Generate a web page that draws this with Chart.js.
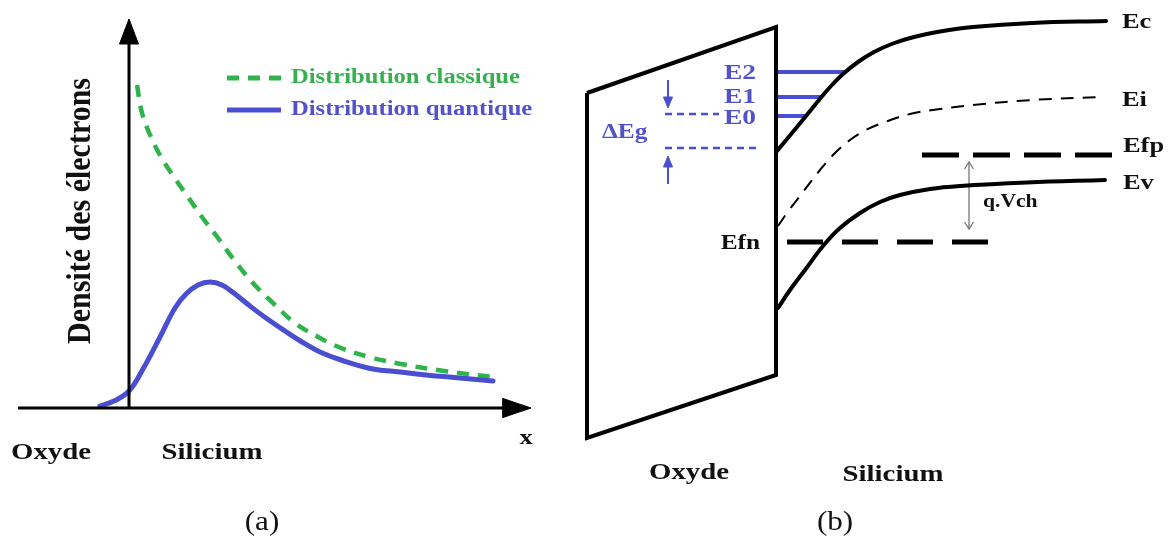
<!DOCTYPE html>
<html>
<head>
<meta charset="utf-8">
<script src="https://cdn.jsdelivr.net/npm/chart.js@4/dist/chart.umd.min.js"></script>
<style>
  body { margin: 0; background: #fff; }
  canvas { display: block; }
</style>
</head>
<body>
<canvas id="schema" width="1173" height="541"></canvas>
<script>
// --- panel (a) : densité des électrons ---
var classique = [[137,85],[142,113],[151,137],[161,157],[174,177],[188,197],[202,217],[218,238],[234,260],[252,282],[273,303],[295,323],[320,338],[341,348],[369,357],[401,364],[444,371],[493,377]];
var quantique = [[100,406],[114,401],[129,391],[143,369],[160,337],[175,308],[186,294],[198,285],[210,282],[222,285],[235,294],[250,306],[266,318],[285,331],[302,342],[320,352],[341,360],[373,369],[400,372],[426,375],[460,378],[493,381]];
var axeY = [[129,408],[129,40]];
var axeYTete = [[129,19],[119.5,44],[138.5,44],[129,19]];
var axeX = [[18,408],[506,408]];
var axeXTete = [[531,408],[503,398.5],[503,417.5],[531,408]];
var legendeClassique = [[227,78],[281,78]];
var legendeQuantique = [[227,110],[281,110]];

// --- panel (b) : diagramme de bandes ---
var oxyde = [[587,93],[776,27],[776,375],[587,438],[587,93]];
var Ec = [[777,151],[792,133],[806,116],[819,100],[831,86],[843,74],[858,62],[874,52],[893,43.5],[914,37],[940,31.5],[973,27],[1032,23],[1106,21]];
var Ei = [[778,226],[787,213],[803,192],[820,170],[835,153],[850,140],[866,130],[885,122],[910,114],[940,109],[973,105],[1032,100],[1102,97]];
var Ev = [[778,308],[790,290],[805,270],[823,246],[840,228],[860,213],[880,202],[900,195],[930,189],[960,186],[1027,182.5],[1105,180]];
var Efp = [[922,155],[1113,155]];
var Efn = [[787,242],[988,242]];
var E2 = [[778,72],[844,72]];
var E1 = [[778,97],[821,97]];
var E0 = [[778,116],[805,116]];
var dEgHaut = [[665,114],[719,114]];
var dEgBas = [[665,148],[760,148]];
var flecheBas = [[668,80],[668,100]];
var flecheBasTete = [[668,108],[663.5,97],[672.5,97],[668,108]];
var flecheHaut = [[668,184],[668,166]];
var flecheHautTete = [[668,156],[663.5,167],[672.5,167],[668,156]];
var qVch = [[969,162],[969,229]];
var qVchHaut = [[964.5,169],[969,162],[973.5,169]];
var qVchBas = [[964.5,222],[969,229],[973.5,222]];

var vert = '#2fb34b';
var bleu = '#4a4fd2';
var bleuTexte = '#5252cc';

function pts(arr) {
  return arr.map(function (p) { return { x: p[0], y: p[1] }; });
}

function trait(data, color, width, extra) {
  var ds = {
    data: pts(data),
    showLine: true,
    borderColor: color,
    backgroundColor: color,
    borderWidth: width,
    pointRadius: 0,
    fill: false,
    tension: 0
  };
  for (var k in extra) ds[k] = extra[k];
  return ds;
}

function tete(data, color) {
  return trait(data, color, 1, { fill: 'shape' });
}

// courbes lissées
var courbe = { tension: 0.4, borderCapStyle: 'round' };

// textes du schéma
var serif = '"Liberation Serif", "Times New Roman", serif';
var textes = [
  { t: 'Densité des électrons', x: 90, y: 211, size: 30, bold: true, color: '#111', rot: -90, align: 'center', base: 'alphabetic', sy: 1.1 },
  { t: 'Distribution classique', x: 291, y: 78, size: 20, bold: true, color: '#35b04e', align: 'left', sx: 1.23 },
  { t: 'Distribution quantique', x: 291, y: 110, size: 20, bold: true, color: bleuTexte, align: 'left', sx: 1.23 },
  { t: 'x', x: 526, y: 438, size: 22, bold: true, color: '#111', align: 'center', sx: 1.2 },
  { t: 'Oxyde', x: 51, y: 453, size: 24, bold: true, color: '#111', align: 'center', sx: 1.2 },
  { t: 'Silicium', x: 212, y: 453, size: 24, bold: true, color: '#111', align: 'center', sx: 1.2 },
  { t: '(a)', x: 262, y: 523, size: 27, bold: false, color: '#111', align: 'center', sx: 1.15 },
  { t: 'E2', x: 756, y: 73, size: 22, bold: true, color: bleuTexte, align: 'right', sx: 1.25 },
  { t: 'E1', x: 756, y: 97, size: 22, bold: true, color: bleuTexte, align: 'right', sx: 1.25 },
  { t: 'E0', x: 756, y: 118, size: 22, bold: true, color: bleuTexte, align: 'right', sx: 1.25 },
  { t: 'ΔEg', x: 602, y: 132, size: 22, bold: true, color: bleuTexte, align: 'left', sx: 1.15 },
  { t: 'Ec', x: 1122, y: 22, size: 22, bold: true, color: '#111', align: 'left', sx: 1.2 },
  { t: 'Ei', x: 1122, y: 100, size: 22, bold: true, color: '#111', align: 'left', sx: 1.2 },
  { t: 'Efp', x: 1123, y: 146, size: 22, bold: true, color: '#111', align: 'left', sx: 1.2 },
  { t: 'Ev', x: 1123, y: 183, size: 22, bold: true, color: '#111', align: 'left', sx: 1.2 },
  { t: 'Efn', x: 760, y: 243, size: 22, bold: true, color: '#111', align: 'right', sx: 1.15 },
  { t: 'q.Vch', x: 983, y: 202, size: 18, bold: true, color: '#111', align: 'left', sx: 1.2 },
  { t: 'Oxyde', x: 689, y: 473, size: 24, bold: true, color: '#111', align: 'center', sx: 1.2 },
  { t: 'Silicium', x: 893, y: 475, size: 24, bold: true, color: '#111', align: 'center', sx: 1.2 },
  { t: '(b)', x: 835, y: 523, size: 27, bold: false, color: '#111', align: 'center', sx: 1.15 }
];

// plugin qui pose les textes via les échelles du graphique
var textesPlugin = {
  id: 'textes',
  afterDatasetsDraw: function (chart) {
    var ctx = chart.ctx;
    var sx = chart.scales.x, sy = chart.scales.y;
    textes.forEach(function (o) {
      ctx.save();
      ctx.translate(sx.getPixelForValue(o.x), sy.getPixelForValue(o.y));
      if (o.rot) ctx.rotate(o.rot * Math.PI / 180);
      ctx.scale(o.sx || 1, o.sy || 1);
      ctx.font = (o.bold ? 'bold ' : '') + o.size + 'px ' + serif;
      ctx.fillStyle = o.color;
      ctx.textAlign = o.align;
      ctx.textBaseline = o.base || 'middle';
      ctx.fillText(o.t, 0, 0);
      ctx.restore();
    });
  }
};

var datasets = [
  // (a)
  trait(axeY, '#000', 3),
  tete(axeYTete, '#000'),
  trait(axeX, '#000', 3),
  tete(axeXTete, '#000'),
  trait(quantique, bleu, 5, courbe),
  trait(classique, vert, 4.5, { tension: 0.4, borderDash: [12, 9] }),
  trait(legendeClassique, vert, 5, { borderDash: [12, 9] }),
  trait(legendeQuantique, bleu, 5),
  // (b)
  trait(oxyde, '#000', 4, { borderJoinStyle: 'miter' }),
  trait(Ec, '#000', 4, courbe),
  trait(Ei, '#000', 2, { tension: 0.4, borderDash: [13, 9] }),
  trait(Ev, '#000', 4, courbe),
  trait(Efp, '#000', 5, { borderDash: [37, 14] }),
  trait(Efn, '#000', 5, { borderDash: [36, 19] }),
  trait(E2, bleu, 4),
  trait(E1, bleu, 4),
  trait(E0, bleu, 4),
  trait(dEgHaut, bleu, 2.5, { borderDash: [7, 5] }),
  trait(dEgBas, bleu, 2.5, { borderDash: [7, 5] }),
  trait(flecheBas, bleu, 2),
  tete(flecheBasTete, bleu),
  trait(flecheHaut, bleu, 2),
  tete(flecheHautTete, bleu),
  trait(qVch, '#777', 1.3),
  trait(qVchHaut, '#777', 1.3),
  trait(qVchBas, '#777', 1.3)
];

new Chart(document.getElementById('schema'), {
  type: 'scatter',
  data: { datasets: datasets },
  options: {
    responsive: false,
    animation: false,
    devicePixelRatio: 1,
    layout: { padding: 0 },
    plugins: { legend: { display: false }, tooltip: { enabled: false } },
    scales: {
      x: { type: 'linear', min: 0, max: 1173, display: false },
      y: { type: 'linear', min: 0, max: 541, reverse: true, display: false }
    }
  },
  plugins: [textesPlugin]
});
</script>
</body>
</html>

Stated goal: Only the lines from the top of the data through the line with "var legendeQuantique = [[227,110],[281,110]];" should be quoted, exactly and with both ends kept; skip the pictures.

Complete answer:
Generate a web page that draws this with Chart.js.
<!DOCTYPE html>
<html>
<head>
<meta charset="utf-8">
<script src="https://cdn.jsdelivr.net/npm/chart.js@4/dist/chart.umd.min.js"></script>
<style>
  body { margin: 0; background: #fff; }
  canvas { display: block; }
</style>
</head>
<body>
<canvas id="schema" width="1173" height="541"></canvas>
<script>
// --- panel (a) : densité des électrons ---
var classique = [[137,85],[142,113],[151,137],[161,157],[174,177],[188,197],[202,217],[218,238],[234,260],[252,282],[273,303],[295,323],[320,338],[341,348],[369,357],[401,364],[444,371],[493,377]];
var quantique = [[100,406],[114,401],[129,391],[143,369],[160,337],[175,308],[186,294],[198,285],[210,282],[222,285],[235,294],[250,306],[266,318],[285,331],[302,342],[320,352],[341,360],[373,369],[400,372],[426,375],[460,378],[493,381]];
var axeY = [[129,408],[129,40]];
var axeYTete = [[129,19],[119.5,44],[138.5,44],[129,19]];
var axeX = [[18,408],[506,408]];
var axeXTete = [[531,408],[503,398.5],[503,417.5],[531,408]];
var legendeClassique = [[227,78],[281,78]];
var legendeQuantique = [[227,110],[281,110]];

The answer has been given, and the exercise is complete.